Every one’s got it in him, if he’ll only make up his mind and stick at it. None of us is born with a stop-valve on his powers or with a set limit to his capacities. There’s no limit possible to the expansion of each one of us.
It all depends upon our will and the power of our resolution. Our capacities expand and enlarge with exercise, just as the muscles of our bodies enlarge and grow strong.
That’s the way character is formed—doing callisthenic feats with obstacles and adversities. I tell you the hard knocks are the nest eggs of our fortunes. The men that are not made of the right stuff go under with them and are never heard of again.

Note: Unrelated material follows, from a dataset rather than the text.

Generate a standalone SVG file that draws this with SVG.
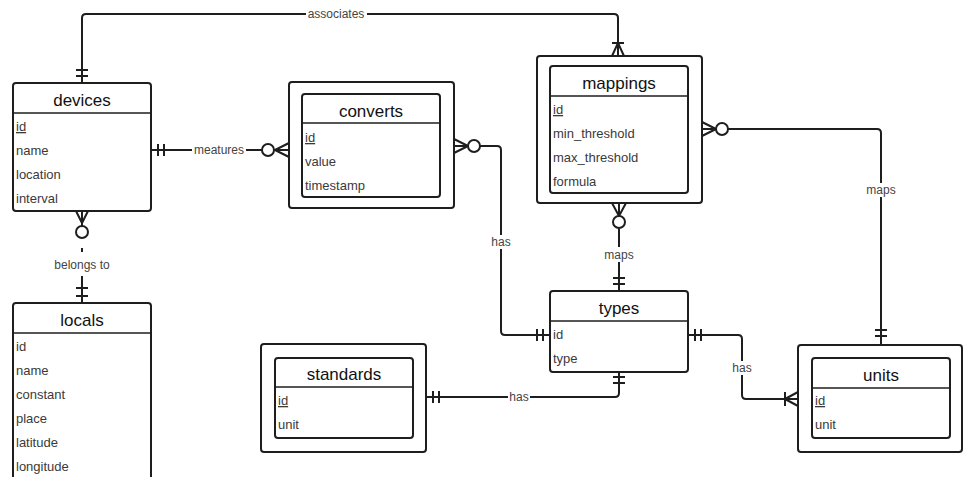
<svg xmlns="http://www.w3.org/2000/svg" width="963" height="477" viewBox="0 0 963 477">
  <style>
    .box { fill: #fff; stroke: #1e1e1e; stroke-width: 2; }
    .sep { stroke: #1e1e1e; stroke-width: 1.6; }
    .title { font-family: "Liberation Sans", Arial, sans-serif; font-size: 17px; fill: #111; text-anchor: middle; }
    .attr { font-family: "Liberation Sans", Arial, sans-serif; font-size: 13px; fill: #3a3a3a; }
    .key { text-decoration: underline; }
    .edge { fill: none; stroke: #1e1e1e; stroke-width: 2; }
    .mark { fill: none; stroke: #1e1e1e; stroke-width: 2; }
    .ring { fill: #fff; stroke: #1e1e1e; stroke-width: 2; }
    .lbl-bg { fill: #fff; }
    .lbl { font-family: "Liberation Sans", Arial, sans-serif; font-size: 12px; fill: #444; text-anchor: middle; }
  </style>

  <!-- relationships -->
  <g id="connectors">
    <!-- devices ||——< mappings : associates -->
    <path class="edge" d="M82,83 V18 Q82,14 86,14 H614 Q618,14 618,18 V56"/>
    <path class="mark" d="M76,70 H88 M76,76 H88"/>
    <path class="mark" d="M612,43 H624 M618,43 L612,56 M618,43 L624,56"/>
    <rect class="lbl-bg" x="306" y="7" width="61" height="14"/>
    <text class="lbl" x="336" y="18">associates</text>

    <!-- devices ||——o< converts : meatures -->
    <path class="edge" d="M151,150 H289"/>
    <path class="mark" d="M158,144 V156 M164,144 V156"/>
    <path class="mark" d="M275,150 L289,143 M275,150 L289,157"/>
    <circle class="ring" cx="268" cy="150" r="6"/>
    <rect class="lbl-bg" x="192" y="143" width="54" height="14"/>
    <text class="lbl" x="219" y="154">meatures</text>

    <!-- converts >o——|| types : has -->
    <path class="edge" d="M454,146 H497 Q501,146 501,150 V331 Q501,335 505,335 H550"/>
    <path class="mark" d="M468,146 L454,139 M468,146 L454,153"/>
    <circle class="ring" cx="474" cy="146" r="6"/>
    <path class="mark" d="M537,329 V341 M543,329 V341"/>
    <rect class="lbl-bg" x="490" y="235" width="22" height="14"/>
    <text class="lbl" x="501" y="246">has</text>

    <!-- mappings >o——|| units : maps -->
    <path class="edge" d="M702,129 H877 Q881,129 881,133 V345"/>
    <path class="mark" d="M716,129 L702,122 M716,129 L702,136"/>
    <circle class="ring" cx="722" cy="129" r="6"/>
    <path class="mark" d="M875,330 H887 M875,336 H887"/>
    <rect class="lbl-bg" x="866" y="183" width="30" height="14"/>
    <text class="lbl" x="881" y="194">maps</text>

    <!-- mappings >o——|| types : maps -->
    <path class="edge" d="M619,203 V291"/>
    <path class="mark" d="M619,216 L612,203 M619,216 L626,203"/>
    <circle class="ring" cx="619" cy="222" r="6"/>
    <path class="mark" d="M613,278 H625 M613,284 H625"/>
    <rect class="lbl-bg" x="604" y="247" width="30" height="15"/>
    <text class="lbl" x="619" y="259">maps</text>

    <!-- types ||——|| standards : has -->
    <path class="edge" d="M619,372 V393 Q619,397 615,397 H426"/>
    <path class="mark" d="M613,377 H625 M613,383 H625"/>
    <path class="mark" d="M433,391 V403 M439,391 V403"/>
    <rect class="lbl-bg" x="508" y="390" width="22" height="14"/>
    <text class="lbl" x="519" y="401">has</text>

    <!-- types ||——|< units : has -->
    <path class="edge" d="M688,335 H738 Q742,335 742,339 V395 Q742,399 746,399 H798"/>
    <path class="mark" d="M695,329 V341 M701,329 V341"/>
    <path class="mark" d="M785,392 V406 M785,399 L798,392 M785,399 L798,406"/>
    <rect class="lbl-bg" x="731" y="361" width="22" height="14"/>
    <text class="lbl" x="742" y="372">has</text>

    <!-- devices >o——|| locals : belongs to -->
    <path class="edge" d="M82,211 V226 M82,248 V252 M82,276 V303"/>
    <path class="mark" d="M82,223 L76,211 M82,223 L88,211"/>
    <circle class="ring" cx="82" cy="232" r="6"/>
    <path class="mark" d="M76,288 H88 M76,296 H88"/>
    <text class="lbl" x="82" y="269">belongs to</text>
  </g>

  <!-- entities -->
  <g id="devices">
    <rect class="box" x="13" y="83" width="138" height="128" rx="3"/>
    <line class="sep" x1="13" y1="113" x2="151" y2="113"/>
    <text class="title" x="82" y="106">devices</text>
    <text class="attr key" x="16" y="131">id</text>
    <text class="attr" x="16" y="155">name</text>
    <text class="attr" x="16" y="179">location</text>
    <text class="attr" x="16" y="203">interval</text>
  </g>

  <g id="converts">
    <rect class="box" x="289" y="82" width="165" height="126" rx="3"/>
    <rect class="box" x="302" y="94" width="138" height="103" rx="3"/>
    <line class="sep" x1="302" y1="123" x2="440" y2="123"/>
    <text class="title" x="371" y="117">converts</text>
    <text class="attr key" x="305" y="142">id</text>
    <text class="attr" x="305" y="166">value</text>
    <text class="attr" x="305" y="190">timestamp</text>
  </g>

  <g id="mappings">
    <rect class="box" x="537" y="56" width="165" height="147" rx="3"/>
    <rect class="box" x="550" y="66" width="138" height="127" rx="3"/>
    <line class="sep" x1="550" y1="96" x2="688" y2="96"/>
    <text class="title" x="619" y="89">mappings</text>
    <text class="attr key" x="553" y="114">id</text>
    <text class="attr" x="553" y="138">min_threshold</text>
    <text class="attr" x="553" y="162">max_threshold</text>
    <text class="attr" x="553" y="186">formula</text>
  </g>

  <g id="types">
    <rect class="box" x="550" y="291" width="138" height="81" rx="3"/>
    <line class="sep" x1="550" y1="321" x2="688" y2="321"/>
    <text class="title" x="619" y="314">types</text>
    <text class="attr" x="553" y="339">id</text>
    <text class="attr" x="553" y="363">type</text>
  </g>

  <g id="standards">
    <rect class="box" x="261" y="344" width="165" height="108" rx="3"/>
    <rect class="box" x="275" y="358" width="138" height="80" rx="3"/>
    <line class="sep" x1="275" y1="387" x2="413" y2="387"/>
    <text class="title" x="344" y="380">standards</text>
    <text class="attr key" x="278" y="405">id</text>
    <text class="attr" x="278" y="429">unit</text>
  </g>

  <g id="units">
    <rect class="box" x="798" y="345" width="164" height="107" rx="3"/>
    <rect class="box" x="812" y="358" width="138" height="80" rx="3"/>
    <line class="sep" x1="812" y1="388" x2="950" y2="388"/>
    <text class="title" x="881" y="381">units</text>
    <text class="attr key" x="815" y="405">id</text>
    <text class="attr" x="815" y="429">unit</text>
  </g>

  <g id="locals">
    <rect class="box" x="13" y="303" width="138" height="190" rx="3"/>
    <line class="sep" x1="13" y1="333" x2="151" y2="333"/>
    <text class="title" x="82" y="326">locals</text>
    <text class="attr" x="16" y="351">id</text>
    <text class="attr" x="16" y="375">name</text>
    <text class="attr" x="16" y="399">constant</text>
    <text class="attr" x="16" y="423">place</text>
    <text class="attr" x="16" y="447">latitude</text>
    <text class="attr" x="16" y="471">longitude</text>
  </g>
</svg>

And there are the others who are soured and embittered by them, and they’re heard from eternally. They haven’t a good word to say for the world’s plan, because when it got a trifle complicated it baffled them.
Those are the men who do more harm to the youth of civilization than its vices. Then there are those who start out, sometimes with bare feet and holes in their trousers, bravely resolving never to let circumstances crush them, never to harbor bitterness over defeat, but to save their energies for the next encounter.
These are the men hard knocks don’t hurt. They toughen them; they help them get ready for the next encounter. To these men, it’s only a question of sufficient hardship, and sacrifice, and battle, to make them proof against any onslaught. These are the soldiers, the victors.
Did you ever find a successful soldier who hadn’t seen a fight?
For my own part I am more interested in my work than its mere money value.
The best place to succeed is where you are with what you have.
In my wide association in life, meeting with many and great men in various parts of the world, I have yet to find the man, however great or exalted his station, who did not do better work and put forth greater effort under a spirit of approval than he would ever do under a spirit of criticism.
The first essential in a boy’s career is to find out what he’s fitted for, what he’s most capable of doing and doing with a relish.